Content upgrades are easier and faster for Google to find/ recrawl / rank

Google loves content upgrades. Why? Because half its job is already done – with a live URL that simply needs to be recrawled. Search engines need to index new pages, crawl new content and push it through the ranks, all of which takes time, especially if you’re working from a brand-new URL. Use your content wisely rather than bombarding Google with a constant influx of new blogs to identify and rank.

Content upgrades ensure customers find the latest products

Content freshness is an important factor for Google. The algorithm works hard to ensure users find product-related content that’s as up-to-date and helpful as possible. By updating your content, you can catch any redundant product links or product features. For home and garden brands, especially, it’s vital to keep up with industry changes, trends and product updates that could reflect how people search.

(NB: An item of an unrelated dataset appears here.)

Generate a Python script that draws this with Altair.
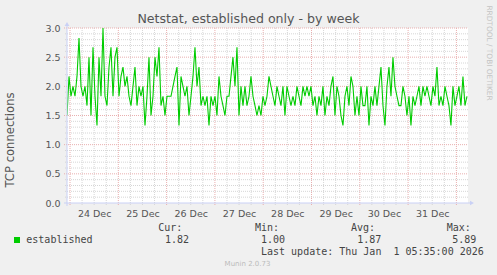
import altair as alt
import pandas as pd

# ---- data (30-ish minute averages, ~1 h apart) ----
values = [
    1.5, 2.17, 1.83, 2.0, 1.83, 2.17, 2.83, 2.0, 1.83, 2.0, 1.67, 2.5, 1.5, 2.67, 1.83,
    1.33, 2.5, 1.83, 3.0, 1.83, 1.67, 2.33, 2.67, 1.83, 2.5, 2.67, 1.83, 2.17, 2.33, 2.0,
    2.17, 1.83, 1.67, 2.0, 2.33, 1.67, 2.0, 1.83, 2.0, 1.33, 1.83, 2.5, 1.5, 1.83, 2.5,
    2.17, 2.67, 1.67, 1.83, 1.5, 1.83, 1.83, 1.83, 2.0, 2.17, 2.33, 1.33, 2.17, 2.0,
    1.83, 2.0, 1.5, 1.83, 2.17, 2.67, 2.0, 2.33, 1.67, 1.83, 1.67, 1.83, 1.33, 1.83, 1.67,
    1.83, 1.5, 2.17, 1.83, 1.67, 1.5, 1.83, 1.83, 2.17, 2.5, 2.0, 2.67, 1.5, 2.0,
    1.67, 2.0, 1.67, 1.83, 2.17, 1.83, 1.67, 1.5, 1.67, 1.5, 1.83, 1.67, 1.83, 2.17, 2.0,
    1.83, 1.67, 2.0, 1.83, 1.67, 2.0, 1.5, 2.0, 1.83, 1.67, 1.83, 1.67, 2.0, 1.83,
    1.67, 2.0, 1.83, 2.0, 1.83, 2.0, 1.67, 1.83, 1.5, 1.83, 1.67, 2.0, 1.5, 1.83, 1.67,
    2.0, 2.17, 1.5, 2.0, 1.83, 1.5, 1.33, 1.83, 2.0, 1.67, 2.17, 2.0, 1.5, 1.83,
    1.5, 2.0, 1.67, 1.67, 2.0, 1.33, 1.83, 1.67, 2.0, 1.67, 2.0, 2.33, 1.67, 1.33, 2.0,
    2.33, 1.83, 2.5, 2.0, 1.83, 1.67, 1.67, 2.0, 1.83, 1.5, 1.83, 1.33, 1.83, 1.67,
    1.83, 2.0, 1.67, 2.0, 1.83, 2.0, 1.83, 1.67, 2.0, 1.83, 2.33, 1.67, 1.83, 1.67, 2.0,
    1.83, 1.67, 1.33, 2.0, 1.67, 1.83, 2.0, 1.67, 2.17, 1.67, 1.83,
]
series_start = "2025-12-23 22:30"
series_end = "2026-01-01 05:15"
day_numbers = [24, 25, 26, 27, 28, 29, 30, 31]
y_label_values = [0.0, 0.5, 1.0, 1.5, 2.0, 2.5, 3.0]
title_text = "Netstat, established only - by week"
y_title = "TCP connections"
legend_name = "established"
stat_heads = ["Cur:", "Min:", "Avg:", "Max:"]
stat_values = ["1.82", "1.00", "1.87", "5.89"]
last_update = "Last update: Thu Jan\u00a0 1 05:35:00 2026"
footer = "Munin 2.0.73"
side_text = "RRDTOOL / TOBI OETIKER"

# ---- tables built from the arrays ----
times = pd.date_range(series_start, series_end, periods=len(values))
df = pd.DataFrame({"time": times, "value": values})

major_days = pd.DataFrame({"t": pd.date_range("2025-12-24", "2026-01-01", freq="D")})
minor_all = pd.date_range("2025-12-24 06:00", "2026-01-01 00:00", freq="6h")
minor_days = pd.DataFrame({"t": [t for t in minor_all if t.hour != 0]})

y_major = pd.DataFrame({"value": [0.5, 1.0, 1.5, 2.0, 2.5, 3.0]})
y_minor = pd.DataFrame({"value": [round(i * 0.1, 1) for i in range(1, 30) if i % 5 != 0]})

W, H = 401, 175
xdom = [alt.DateTime(year=2025, month=12, date=23, hours=22, minutes=30),
        alt.DateTime(year=2026, month=1, date=1, hours=5, minutes=46)]
xscale = alt.Scale(domain=xdom)
yscale = alt.Scale(domain=[0, 3], nice=False, zero=False)

GRID_GRAY = "#D6D6D6"
GRID_RED = "#E9AFAF"
AXIS_BLUE = "#C9D0F5"
TEXT = "#555555"

x_axis = alt.Axis(values=[alt.DateTime(year=2025, month=12, date=d, hours=12) for d in day_numbers],
                  format="%d %b", grid=False, ticks=False, domain=False,
                  labelFont="DejaVu Sans", labelFontSize=9.5, labelColor=TEXT,
                  labelPadding=5, labelAngle=0, title=None)
y_axis = alt.Axis(values=y_label_values, format=".1f", grid=False, ticks=False, domain=False,
                  labelFont="DejaVu Sans", labelFontSize=9.5, labelColor=TEXT,
                  labelPadding=7, title=None)

vminor = alt.Chart(minor_days).mark_rule(color=GRID_GRAY, strokeDash=[1, 1], strokeWidth=1).encode(
    x=alt.X("t:T", scale=xscale, axis=x_axis), y=alt.value(0), y2=alt.value(H + 2))
vmajor = alt.Chart(major_days).mark_rule(color=GRID_RED, strokeDash=[1, 1], strokeWidth=1).encode(
    x=alt.X("t:T", scale=xscale, axis=x_axis), y=alt.value(0), y2=alt.value(H + 3))
hminor = alt.Chart(y_minor).mark_rule(color=GRID_GRAY, strokeDash=[1, 1], strokeWidth=1).encode(
    y=alt.Y("value:Q", scale=yscale, axis=y_axis), x=alt.value(-2), x2=alt.value(W))
hmajor = alt.Chart(y_major).mark_rule(color=GRID_RED, strokeDash=[1, 1], strokeWidth=1).encode(
    y=alt.Y("value:Q", scale=yscale, axis=y_axis), x=alt.value(-3), x2=alt.value(W))

line = alt.Chart(df).mark_line(color="#00CC00", strokeWidth=1.1, clip=True).encode(
    x=alt.X("time:T", scale=xscale, axis=x_axis),
    y=alt.Y("value:Q", scale=yscale, axis=y_axis),
)

one = pd.DataFrame({"k": [0]})
yaxis_line = alt.Chart(one).mark_rule(color=AXIS_BLUE, strokeWidth=1).encode(
    x=alt.value(0), y=alt.value(-3), y2=alt.value(H + 3))
xaxis_line = alt.Chart(one).mark_rule(color=AXIS_BLUE, strokeWidth=1).encode(
    x=alt.value(-3), x2=alt.value(W + 3), y=alt.value(H))
arrow_up = alt.Chart(one).mark_point(shape="triangle-up", filled=True, color=AXIS_BLUE, size=22, opacity=1).encode(
    x=alt.value(0), y=alt.value(-4))
arrow_right = alt.Chart(one).mark_point(shape="triangle-right", filled=True, color=AXIS_BLUE, size=22, opacity=1).encode(
    x=alt.value(W + 4), y=alt.value(H))


def txt(s, x, y, size, color, font="DejaVu Sans", align="left", angle=0, baseline="middle"):
    return alt.Chart(pd.DataFrame({"s": [s]})).mark_text(
        font=font, fontSize=size, color=color, align=align, baseline=baseline, angle=angle
    ).encode(text="s:N", x=alt.value(x), y=alt.value(y))


texts = [
    txt(title_text, 181.5, -9, 12.6, TEXT, align="center"),
    txt(y_title, -56, 112, 11.6, TEXT, align="center", angle=270),
    txt(side_text, 421.5, 25, 7.4, "#C4C4C4", align="center", angle=90),
    txt(legend_name, -40.7, 211.5, 10, "#444444", font="DejaVu Sans Mono"),
    txt(last_update, 194, 223.5, 10, "#444444", font="DejaVu Sans Mono"),
    txt(footer, 180.5, 235.5, 7, "#BBBBBB", align="center"),
]
head_x = [91.3, 188, 284, 379.7]
val_x = [98, 194, 290.3, 385.3]
for h, v, hx, vx in zip(stat_heads, stat_values, head_x, val_x):
    texts.append(txt(h, hx, 199.7, 10, "#444444", font="DejaVu Sans Mono"))
    texts.append(txt(v, vx, 211.5, 10, "#444444", font="DejaVu Sans Mono"))

legend_sq = alt.Chart(one).mark_rect(color="#00CC00").encode(
    x=alt.value(-53), x2=alt.value(-47), y=alt.value(209), y2=alt.value(215))

chart = alt.layer(
    vminor, vmajor, hminor, hmajor, line, yaxis_line, xaxis_line, arrow_up, arrow_right,
    legend_sq, *texts
).properties(
    width=W, height=H,
    autosize=alt.AutoSizeParams(type="none"),
    padding={"left": 67, "top": 28, "right": 29, "bottom": 72},
    background="#F0F0F0",
).configure_view(fill="white", stroke=None)

chart.save("out.html", embed_options={"renderer": "svg", "actions": False})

Example of a top-notch content upgrade

We’ve seen some incredible results with content upgrades with results that speak for themselves. Recently, we upgraded a home and garden content piece from December 2022, which was dwindling in clicks, impressions and visibility.

To improve this page, we carried out the following:

  • Consolidated the content with other underperforming blogs
  • Increased the word count
  • Edited the content and rewrote it for clarity
  • Added visual
  • Added further optimisations

The impact was immediate. Just look at the performance data below. Blog engagement skyrocketed in January, a few weeks post-update.

Content upgrade performance

Powerful stuff, eh?

Final thoughts

Be sure to consider content upgrades when you devise your upcoming content strategy. Harness the power of your content, make it work harder, and let the results speak for themselves.